Biz de, ben anam, amcamın hanımı ve büyükanam (nenem) beraberdik. Kardeşim memede idi, anam da kendini atıp ölmek istedi, ama nenem tuttu bırakmadı. Zaten Ermeniler de ot tayalarını suya atıp milletin atlamasına mani oldular. Bir baktık Ermeninin biri geldi yanımıza, neneme hangi köyden, kimlerden olduğumuzu sordu. Nenem kafiri tersledi; ancak o ısrar edince, nenem söyledi.

Ayanıs köyündeniz, kocamın adı da Muhiddin, büyük oğlum Yakup, diğeri Niyazi, deyince gavur nenemin eteklerine sarıldı, "Ben dünyada size zarar gelsin istemem, müsaade etmem" dedi. Biz şaşırınca anlattı. Meğer Bahçeray'dan Van'a, sekiz araba dolusu geliyorlarmış. Ermenileri öldürmek istemişler; babam bırakmamış, onları tâ Van'a kadar götürüp, sonra dönüp köye gelmiş.

O adam bize biraz ekmek, geçmiş gün peynir ya da cacık verdi. Neyse bizi oradan kaldırıp mağrip vakti Bardakçı'ya getirdiler Gece köyün düzlüğünde yattık. Başımıza silahlı nöbetçi diktiler; kadınlar sanki ne yapabileceklerdi. 700-800 kişi vardık. Sonra sabahleyin bizi kaldırdılar. İkindi vakti, Van'a kale dibine ulaştırdılar.

Orada Van Valisi Cevdet Paşa'nın üç katlı kışlası vardı, toprak bina idi. Oraya bizden önce çok insan getirmişlerdi. Demek o sırada gelinin biri çocuk getirmiş (doğurmuş), çocuğu öyle yukarı kaldırıp attılar, çocuk kayboldu. Biz beş gün orada kaldık, öğleden önce bizi yoncalıklara çıkardılar, açlığın amanı var mı? İnsanlar sütlüğen hariç ne buldularsa toplayıp yediler. Beş gün sonra iki ev daha getirdiler. İkinci vakti bizi Hacı Bekir kışlasına, eski vali konağının oraya çıkardılar.

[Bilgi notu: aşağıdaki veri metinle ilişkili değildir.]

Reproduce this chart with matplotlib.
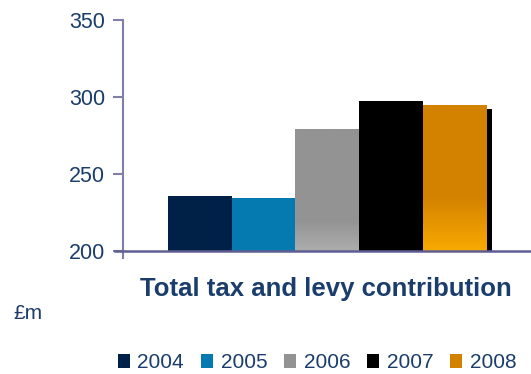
import matplotlib
matplotlib.use("Agg")
import matplotlib.pyplot as plt
import matplotlib.transforms as mtransforms
from matplotlib.colors import LinearSegmentedColormap
from matplotlib.patches import Patch, Rectangle
import numpy as np

plt.rcParams['font.family'] = ['Liberation Sans', 'DejaVu Sans']

years = ['2004', '2005', '2006', '2007', '2008']
values = [235.4, 234.1, 279.4, 297.5, 294.9]
colors = ['#002147', '#047ab1', '#939393', '#000000', '#d38200']
# bar index -> (bottom colour, fraction of bar height where gradient ends)
gradients = {2: ('#adadad', 0.25), 4: ('#f9aa00', 0.37)}
title = 'Total tax and levy contribution'
unit = '£m'
yticks = [200, 250, 300, 350]

text_col = '#1a3d6b'
axis_col = '#7f7faa'

fig = plt.figure(figsize=(5.31, 3.74), dpi=100)
ax = fig.add_axes([0.231, 0.311, 0.769, 0.6343])
base = 200
x = np.arange(len(years))

ax.set_xlim(-1.215, 5.2)
ax.set_ylim(195.5, 350)

# shadow behind the last bar
shadow_tr = mtransforms.offset_copy(ax.transData, fig=fig, x=6, y=-4, units='dots')
sh = ax.bar(x[-1], values[-1] - base, bottom=base, width=1.0, color='#000000',
            transform=shadow_tr, zorder=1)
clip_rect = Rectangle((-1.215, base), 6.5, 150, transform=ax.transData)
for p in sh:
    p.set_clip_path(clip_rect)

bars = ax.bar(x, np.array(values) - base, bottom=base, width=1.0, color=colors, zorder=2)

# gradients on lower parts
for i, (bcol, frac) in gradients.items():
    b = bars[i]
    cmap = LinearSegmentedColormap.from_list('g', [(0, bcol), (frac, colors[i]), (1, colors[i])])
    grad = np.linspace(0, 1, 256).reshape(-1, 1)
    im = ax.imshow(grad, cmap=cmap, aspect='auto', origin='lower',
                   extent=[x[i] - 0.5, x[i] + 0.5, base, values[i]], zorder=3)
    im.set_clip_path(b)

ax.set_xlim(-1.215, 5.2)
ax.set_ylim(195.5, 350)
ax.set_yticks(yticks)
ax.set_yticklabels([str(t) for t in yticks], fontsize=15.5, color=text_col)
ax.set_xticks([])
for s in ['top', 'right', 'bottom']:
    ax.spines[s].set_visible(False)
ax.spines['left'].set_color(axis_col)
ax.spines['left'].set_linewidth(1.5)
ax.spines['left'].set_bounds(195.5, 350)
ax.tick_params(axis='y', length=7, width=1.5, color=axis_col, pad=5.5)
ax.axhline(base, xmin=-0.018, xmax=1, color='#5f5f92', linewidth=1.8, clip_on=False, zorder=4)

fig.text(0.614, 0.227, title, fontsize=18.5, fontweight='bold', color=text_col,
         ha='center', va='center')
fig.text(0.026, 0.163, unit, fontsize=15, color=text_col, ha='left', va='center')

handles = [Patch(facecolor=c, edgecolor='none') for c in colors]
leg = fig.legend(handles, years, loc='center', bbox_to_anchor=(0.597, 0.03), ncol=5,
                 frameon=False, fontsize=15, handlelength=0.6, handleheight=0.6,
                 handletextpad=0.35, columnspacing=0.8, borderpad=0)
for t in leg.get_texts():
    t.set_color(text_col)

fig.savefig('out.png', dpi=100)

Müslüman köyü olan Pürüt'ün halkını da oraya getirmişlerdi. Şimdi güya bize ekmek veriyorlar ya, ekmeğin içine şap, kükürt, başka şeyler katıyorlar, günde 60-70 kişi karnı şişip ölüyor. Kışlanın karşısında bir yer var, orada duvar boyu çukur açmışlardı, ölüleri sedyeyle götürüp atıyorlardı. Burada da, demin anlatmıştım ya, babamın kurtardığı Ermenilerden biri karşımıza geldi. Nenem ona, "Sen benim adamım olsan ne fayda kafir; iki oğlum askerde, siz kocamı, akrabalarımı öldürdünüz" dedi. O Ermeni birkaç günü bizi besledi. İnsanlar yemeğe saldırıyorlardı.

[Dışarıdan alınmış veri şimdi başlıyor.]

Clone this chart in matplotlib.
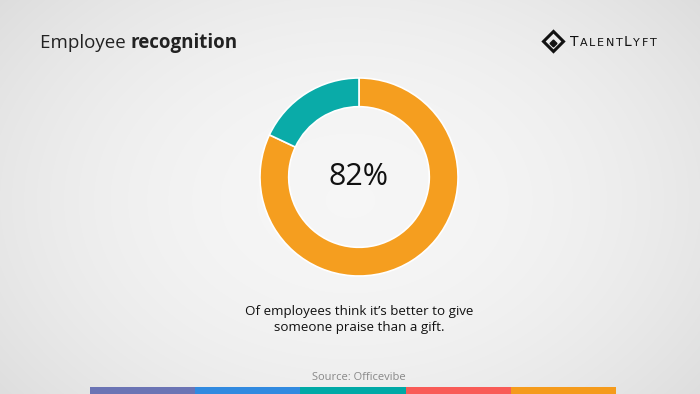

Bir hafta geçti; dediler, Ruslar geldi. Bir gün bir binbaşı, bir yüzbaşı yanlarında iki de katip kışladan içeri girip esirleri sayıp kaydettiler. Ertesi gün kuşluk vakti de etli pilav, karavana çıkardılar, Rus nöbetçi diktiler. Ruslar bize köylerimizi sordular, dediler sizi köylerinize götüreceğiz. Bizimkiler de öyleyse hepimizi Mollakasım'a götürün deyince, Ruslar kabul ettiler. Sabahleyin bizi 70-80 at arabasına doldurup Mollakasım'a getirdiler. Ermeni'nin korkusundan köylerimize dağılamadık. Sonra bize kendi içimizden muhtar tayin ettiler.

Türk ordusu Van'a girene kadar o şekilde hayatımızı sürdürdük. Bir zaman sonra Ermenilerin yakıp yıktıkları köylerimizi yeniden şenlendirdik.